Viewers are treated to lots of Big Brother-style dialogue between participants with plenty of musings on who they need to couple with next, along with arguments, tantrums, gossiping and swearing (because it is, after all, authentic). There are romantic dinners, some love-related games and challenges and, rather bizarrely, filmed sex scenes. Yes, with real people, not actors. It is hard to believe this is allowed to be shown and yet there have been relatively few complaints. In last year’s tawdry series, four couples had sex on TV in just one night.
It is the ultimate peep show, beamed to your living room (or more likely to a mobile device so you can watch in private).
According to the show, the fact that viewers get to see real sex – albeit in badly-lit scenes and covered by duvets or towels – is only a tiny part of the bigger story. They say, “We’re not interested in the act itself, more why the couple have decided to take their relationship to the next stage and how it might impact the rest of the group.” Well that’s OK then.
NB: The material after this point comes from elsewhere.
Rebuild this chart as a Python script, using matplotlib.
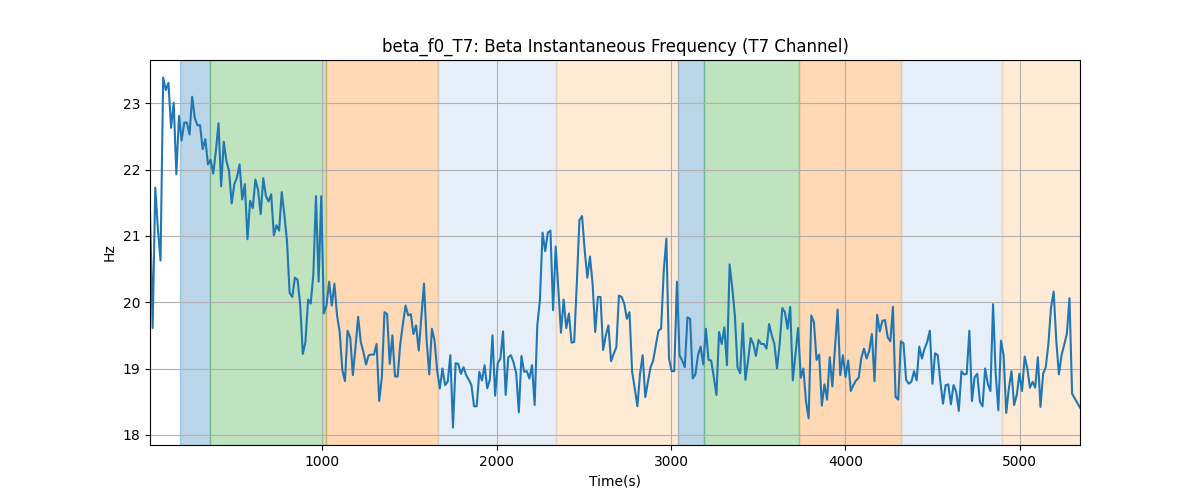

A typical day on Love Island: Adam, having apparently “coupled” with Rosie (which I believe included sleeping with her) has now an interest in a re-coupling, which involves some kind of romantic interest in Zara; perhaps surprisingly, Rosie is upset about this and cries real tears. It seems that for just one moment she forgets the £50,000 prize money and realises there must be more to life than casual romance and sex; she wants to be loved; she wants a friend. Of course this is a contrived environment and it’s all stage managed but in this abbreviated form it shows how many people conduct their close relationships. And it does not make us happy. We feel her pain, but only for a moment – there are plenty more couplings in the sea.
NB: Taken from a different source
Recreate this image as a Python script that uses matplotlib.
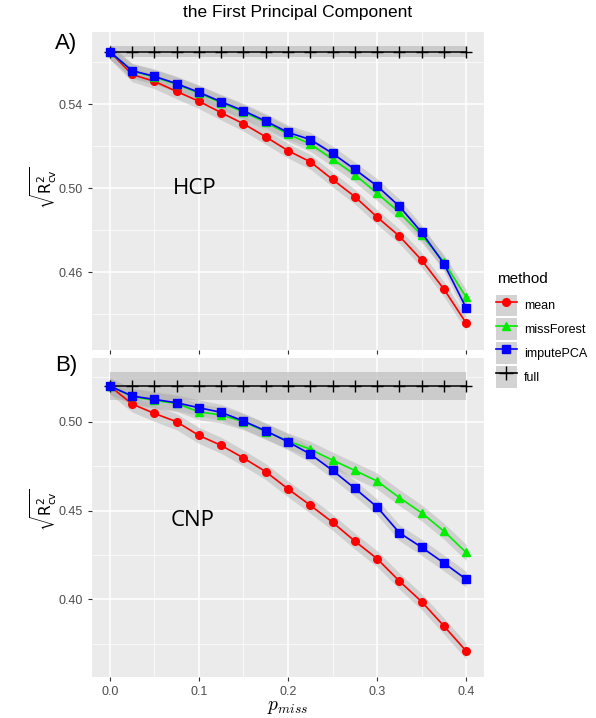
import numpy as np
import matplotlib
matplotlib.use("Agg")
import matplotlib.pyplot as plt
from matplotlib.lines import Line2D
from matplotlib.patches import Patch
from matplotlib.ticker import FixedLocator

plt.rcParams['mathtext.fontset'] = 'cm'
plt.rcParams['font.family'] = ['Liberation Sans', 'DejaVu Sans']

# proportion of missing values
p_miss = [0.0, 0.025, 0.05, 0.075, 0.1, 0.125, 0.15, 0.175, 0.2,
          0.225, 0.25, 0.275, 0.3, 0.325, 0.35, 0.375, 0.4]

methods = ['mean', 'missForest', 'imputePCA', 'full']

# panel A (HCP)
hcp_mean = [0.5649, 0.5541, 0.5508, 0.5460, 0.5413, 0.5359, 0.5306, 0.5244, 0.5178,
            0.5125, 0.5041, 0.4959, 0.4862, 0.4771, 0.4657, 0.4519, 0.4357]
hcp_missforest = [0.5649, 0.5557, 0.5529, 0.5494, 0.5452, 0.5406, 0.5362, 0.5313, 0.5257,
                  0.5210, 0.5138, 0.5064, 0.4975, 0.4884, 0.4776, 0.4648, 0.4481]
hcp_imputepca = [0.5649, 0.5559, 0.5532, 0.5497, 0.5456, 0.5411, 0.5368, 0.5319, 0.5265,
                 0.5231, 0.5165, 0.5089, 0.5010, 0.4913, 0.4789, 0.4640, 0.4429]
hcp_full = 0.5649
hcp_yticks = [0.46, 0.50, 0.54]

# panel B (CNP)
cnp_mean = [0.5201, 0.5100, 0.5047, 0.5000, 0.4923, 0.4867, 0.4796, 0.4719, 0.4622,
            0.4530, 0.4434, 0.4328, 0.4229, 0.4103, 0.3987, 0.3850, 0.3709]
cnp_missforest = [0.5201, 0.5143, 0.5120, 0.5103, 0.5056, 0.5038, 0.5000, 0.4945, 0.4892,
                  0.4845, 0.4784, 0.4726, 0.4666, 0.4573, 0.4487, 0.4384, 0.4264]
cnp_imputepca = [0.5201, 0.5145, 0.5126, 0.5107, 0.5079, 0.5053, 0.5004, 0.4949, 0.4887,
                 0.4818, 0.4726, 0.4625, 0.4520, 0.4375, 0.4293, 0.4205, 0.4113]
cnp_full = 0.5201
cnp_yticks = [0.40, 0.45, 0.50]

xticks = [0.0, 0.1, 0.2, 0.3, 0.4]

colors = {'mean': '#FF0000', 'missForest': '#00EE00', 'imputePCA': '#0000FF', 'full': 'black'}
markers = {'mean': 'o', 'missForest': '^', 'imputePCA': 's', 'full': '+'}

fig = plt.figure(figsize=(5.96, 7.18), dpi=100)
axA = fig.add_axes([92/596, 1-350/718, 392/596, 318/718])
axB = fig.add_axes([92/596, 1-677/718, 392/596, 319/718])

panels = [
    (axA, {'mean': hcp_mean, 'missForest': hcp_missforest, 'imputePCA': hcp_imputepca},
     hcp_full, 0.0035, 0.0025, (0.4229, 0.5743), hcp_yticks),
    (axB, {'mean': cnp_mean, 'missForest': cnp_missforest, 'imputePCA': cnp_imputepca},
     cnp_full, 0.0045, 0.0081, (0.3563, 0.5359), cnp_yticks),
]

x = np.array(p_miss)
for ax, series, full, se, full_se, ylim, yticks in panels:
    ax.set_facecolor('#EBEBEB')
    for s in ax.spines.values():
        s.set_visible(False)
    ax.set_xlim(-0.02, 0.42)
    step = yticks[1] - yticks[0]
    ax.xaxis.set_major_locator(FixedLocator(xticks))
    ax.xaxis.set_minor_locator(FixedLocator([0.05, 0.15, 0.25, 0.35]))
    ax.yaxis.set_major_locator(FixedLocator(yticks))
    ax.yaxis.set_minor_locator(FixedLocator(np.arange(yticks[0] - 1.5 * step, yticks[-1] + 2 * step, step)))
    ax.set_yticklabels(['%.2f' % v for v in yticks])
    ax.grid(which='major', color='white', lw=1.1)
    ax.grid(which='minor', color='white', lw=0.5)
    ax.set_axisbelow(True)
    ax.tick_params(which='major', length=3, color='#333333', labelcolor='#4D4D4D', labelsize=9)
    ax.tick_params(which='minor', length=0)

    fy = np.full(len(x), full)
    ax.fill_between(x, fy - full_se, fy + full_se, color='#BEBEBE', alpha=0.7, lw=0, zorder=2)
    for m in ['mean', 'missForest', 'imputePCA']:
        y = np.array(series[m])
        ax.fill_between(x, y - se, y + se, color='#B0B0B0', alpha=0.45, lw=0, zorder=2)
    ax.plot(x, fy, color='black', marker='+', ms=9, mew=1.0, lw=1.1, zorder=3)
    for m in ['mean', 'missForest', 'imputePCA']:
        ax.plot(x, series[m], color=colors[m], marker=markers[m],
                ms=5.5 if m != 'missForest' else 6, lw=1.2, zorder=4)
    ax.set_ylim(*ylim)

axA.tick_params(axis='x', labelbottom=False)
axB.set_xticklabels(['%.1f' % v for v in xticks])

fig.text(0.5, 1-13/718, 'the First Principal Component', ha='center', va='center', fontsize=12.5)
fig.text(55/596, 1-43/718, 'A)', ha='left', va='center', fontsize=16)
fig.text(55/596, 1-366/718, 'B)', ha='left', va='center', fontsize=16)
fig.text(195/596, 1-188/718, 'HCP', ha='center', va='center', fontsize=16, family='Open Sans')
fig.text(193/596, 1-520/718, 'CNP', ha='center', va='center', fontsize=16, family='Open Sans')
ylab = r'$\sqrt{\mathrm{R}^2_{\mathrm{cv}}}$'
fig.text(44/596, 1-188/718, ylab, rotation=90, ha='center', va='center',
         fontsize=11, math_fontfamily='dejavusans')
fig.text(44/596, 1-510/718, ylab, rotation=90, ha='center', va='center',
         fontsize=11, math_fontfamily='dejavusans')
fig.text(288/596, 1-707/718, r'$p_{miss}$', ha='center', va='center', fontsize=14)

# legend title drawn on its own so the key rows can sit where ggplot puts them
fig.text(497/596, 1-279/718, 'method', ha='left', va='center', fontsize=11)
handles = []
for m in methods:
    bg = Patch(facecolor='#D3D3D3', edgecolor='none')
    ln = Line2D([], [], color=colors[m], marker=markers[m], ms=5.5 if m != 'full' else 10, lw=1.2)
    handles.append((bg, ln))
fig.legend(handles, methods, loc='upper left',
           bbox_to_anchor=(493/596, 1-292/718), frameon=False, fontsize=9,
           handlelength=1.75, handleheight=2.3, labelspacing=0.16,
           handletextpad=0.55, borderaxespad=0.0, borderpad=0.2)

fig.savefig('out.png', dpi=100)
Possibly the makers really do think we are being treated to a sophisticated social experiment which has genuine merit. More likely, we are just watching men and women, made in the image of God, acting out the suppression of their knowledge of him (Romans 1:18) as they seek pleasure in everything but him. We observe idolaters worshipping the deity Eros – the thrill of romantic love and the momentary satisfaction of consummation, acting no better than brute beasts. And we collude with them as we watch for our titillation. Gone is the pretence that there is any artistic merit to any of this, the voyeuristic devouring of other people’s intimate personal lives, served up as entertainment.
But we cannot be surprised or outraged; the contestants’ behaviour is the product of our society’s sexual revolution that has given permission to behave like this. And why not, if there is no creator God to show us a better way? The programme makers are just doing their job, working within an entertainment industry that has nowhere else to go but further down into the abyss. The reality of real-life conflicts and the shock of seeing the most intimate moment a man and woman can share is irresistible clickbait and successful ratings fodder. Even the sad, untimely and unexplained death this week of Sophie Gradon a former contestant has been headline news and practically part of the franchise. The media has an insatiable appetite for stories about these reality TV stars as they speculate on the cause of Sophie’s death and have the opportunity to publish some more glamorous photos .
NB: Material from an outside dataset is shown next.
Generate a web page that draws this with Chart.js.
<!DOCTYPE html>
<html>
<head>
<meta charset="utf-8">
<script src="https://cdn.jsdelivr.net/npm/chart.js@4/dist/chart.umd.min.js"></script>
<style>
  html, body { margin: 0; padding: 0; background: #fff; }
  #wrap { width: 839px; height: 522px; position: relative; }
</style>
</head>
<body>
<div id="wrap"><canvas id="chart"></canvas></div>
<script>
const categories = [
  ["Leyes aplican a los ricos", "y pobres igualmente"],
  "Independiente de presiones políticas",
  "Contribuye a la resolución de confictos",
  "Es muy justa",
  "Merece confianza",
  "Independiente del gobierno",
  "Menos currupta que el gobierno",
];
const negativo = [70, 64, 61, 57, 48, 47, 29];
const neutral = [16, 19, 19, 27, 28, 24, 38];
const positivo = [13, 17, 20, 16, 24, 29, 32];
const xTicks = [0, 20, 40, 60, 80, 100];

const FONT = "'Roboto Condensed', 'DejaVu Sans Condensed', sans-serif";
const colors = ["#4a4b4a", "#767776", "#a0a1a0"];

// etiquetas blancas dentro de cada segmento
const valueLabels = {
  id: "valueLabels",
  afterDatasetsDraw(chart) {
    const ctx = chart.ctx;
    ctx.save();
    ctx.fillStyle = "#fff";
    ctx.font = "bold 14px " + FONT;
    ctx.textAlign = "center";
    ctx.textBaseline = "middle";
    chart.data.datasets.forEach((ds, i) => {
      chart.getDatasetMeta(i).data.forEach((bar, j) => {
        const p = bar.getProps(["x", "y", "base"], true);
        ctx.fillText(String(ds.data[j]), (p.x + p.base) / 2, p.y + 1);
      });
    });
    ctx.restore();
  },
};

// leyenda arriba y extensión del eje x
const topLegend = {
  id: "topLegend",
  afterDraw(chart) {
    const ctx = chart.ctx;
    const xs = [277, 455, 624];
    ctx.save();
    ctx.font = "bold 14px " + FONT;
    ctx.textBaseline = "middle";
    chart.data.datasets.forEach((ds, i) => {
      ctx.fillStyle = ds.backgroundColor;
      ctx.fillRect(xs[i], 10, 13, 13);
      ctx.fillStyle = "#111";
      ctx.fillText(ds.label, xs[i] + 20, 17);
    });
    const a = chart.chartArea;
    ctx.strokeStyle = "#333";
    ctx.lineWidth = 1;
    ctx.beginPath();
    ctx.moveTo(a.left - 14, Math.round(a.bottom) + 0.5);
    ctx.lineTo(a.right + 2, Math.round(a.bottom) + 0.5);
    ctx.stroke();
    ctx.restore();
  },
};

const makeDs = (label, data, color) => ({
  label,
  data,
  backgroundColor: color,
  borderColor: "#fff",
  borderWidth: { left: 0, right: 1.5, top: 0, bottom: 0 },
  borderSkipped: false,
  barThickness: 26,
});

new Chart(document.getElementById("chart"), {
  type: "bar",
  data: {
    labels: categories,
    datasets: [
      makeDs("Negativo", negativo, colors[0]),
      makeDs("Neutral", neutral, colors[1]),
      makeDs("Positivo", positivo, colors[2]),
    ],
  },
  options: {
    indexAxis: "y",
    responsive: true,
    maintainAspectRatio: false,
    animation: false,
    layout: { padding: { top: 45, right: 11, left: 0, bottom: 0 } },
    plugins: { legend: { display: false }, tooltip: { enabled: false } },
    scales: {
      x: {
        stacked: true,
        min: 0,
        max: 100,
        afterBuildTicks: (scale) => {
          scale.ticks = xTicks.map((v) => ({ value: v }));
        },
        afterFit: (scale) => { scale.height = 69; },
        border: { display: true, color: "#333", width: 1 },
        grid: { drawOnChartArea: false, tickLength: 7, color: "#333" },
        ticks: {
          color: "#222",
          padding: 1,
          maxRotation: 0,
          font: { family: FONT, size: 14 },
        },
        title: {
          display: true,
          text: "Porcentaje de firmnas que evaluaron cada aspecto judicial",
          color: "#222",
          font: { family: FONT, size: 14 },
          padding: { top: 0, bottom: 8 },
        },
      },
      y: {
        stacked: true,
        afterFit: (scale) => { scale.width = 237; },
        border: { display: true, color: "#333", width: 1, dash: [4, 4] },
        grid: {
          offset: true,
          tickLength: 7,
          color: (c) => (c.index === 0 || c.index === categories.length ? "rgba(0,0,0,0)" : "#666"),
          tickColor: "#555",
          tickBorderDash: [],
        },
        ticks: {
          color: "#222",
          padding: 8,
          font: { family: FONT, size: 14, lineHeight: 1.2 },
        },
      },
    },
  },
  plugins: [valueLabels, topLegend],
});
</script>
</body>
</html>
Maybe we ourselves long for those beautiful bodies and that carefree behaviour, compared with our seemingly drab existence. Maybe we do enjoy discussing the various characters. But perhaps mostly it is just a way to indulge our appetite for gossip and curiosity about other people’s sex lives.
It is hard not to just sound prudish; I know there are plenty of acted-out sexual scenes that are more graphic in other shows and I could be talking about these instead. Yes, we do need to ask ourselves some hard questions about our general viewing diet, but nonetheless it seems that a further line is being crossed in this programme .
I am trying to think of a legitimate reason why Christians, or their children, should be watching this. Can you help me?
You might say you are not condoning the behaviour on view, but it is hard to watch it and not be affected. You might be able to make genuinely insightful comments, but surely there are better subjects to watch. You might say that it’s not real, it’s all rather contrived which to some degree is true. But most of the show is real, painfully real. You might be appalled at what is happening, but at the same time you are de-sensitising yourself to the reality that these people are engaging in sexual immorality for your entertainment. Even if you do not actually view the “couplings”, you are being fed the lie that sexual intercourse is a natural ingredient of casual, uncommitted relationships between men and women. You are teaching yourself to feel no pain that neither the women or men on this show have any sense of their worth or life’s meaning and denying themselves the delight of a committed, lifelong relationship in which romance, sex, sacrificial love and deep friendship will thrive.
For our children, it models and legitimises the hook-up culture; it cheapens relationships; it leaves them bathing in a shallow pool of putrid water whilst God offers them the pure, deep fountain of life and relationships as he intends, within the church family and within marriage.
Imagine an Island where the contestants are guided and protected by God’s word; where there is romance and love and the ups and downs of misunderstanding and outburst of selfishness; where there is freedom and openness, but also discretion; where a couple only share the same bed when they are committed to sharing their lives in marriage and the bedroom door is closed to all other participants and viewers. It would probably be the least popular show on ITV2.
We need to tell a better story to ourselves and our children. It is a story that says that beauty, love and intimacy are good things but only within the safe boundaries that God has set. We flourish as human beings when we work with, rather than against, the grain of God’s good purposes for us.
We also need to tell a story of hope, that whatever our conquests or defeats in love, however far from God we have wandered, he is the ultimate spurned lover who seeks us out and wants to forgive and restore us. His is the love we need and therefore the love we should seek. And I can’t see it on this Island.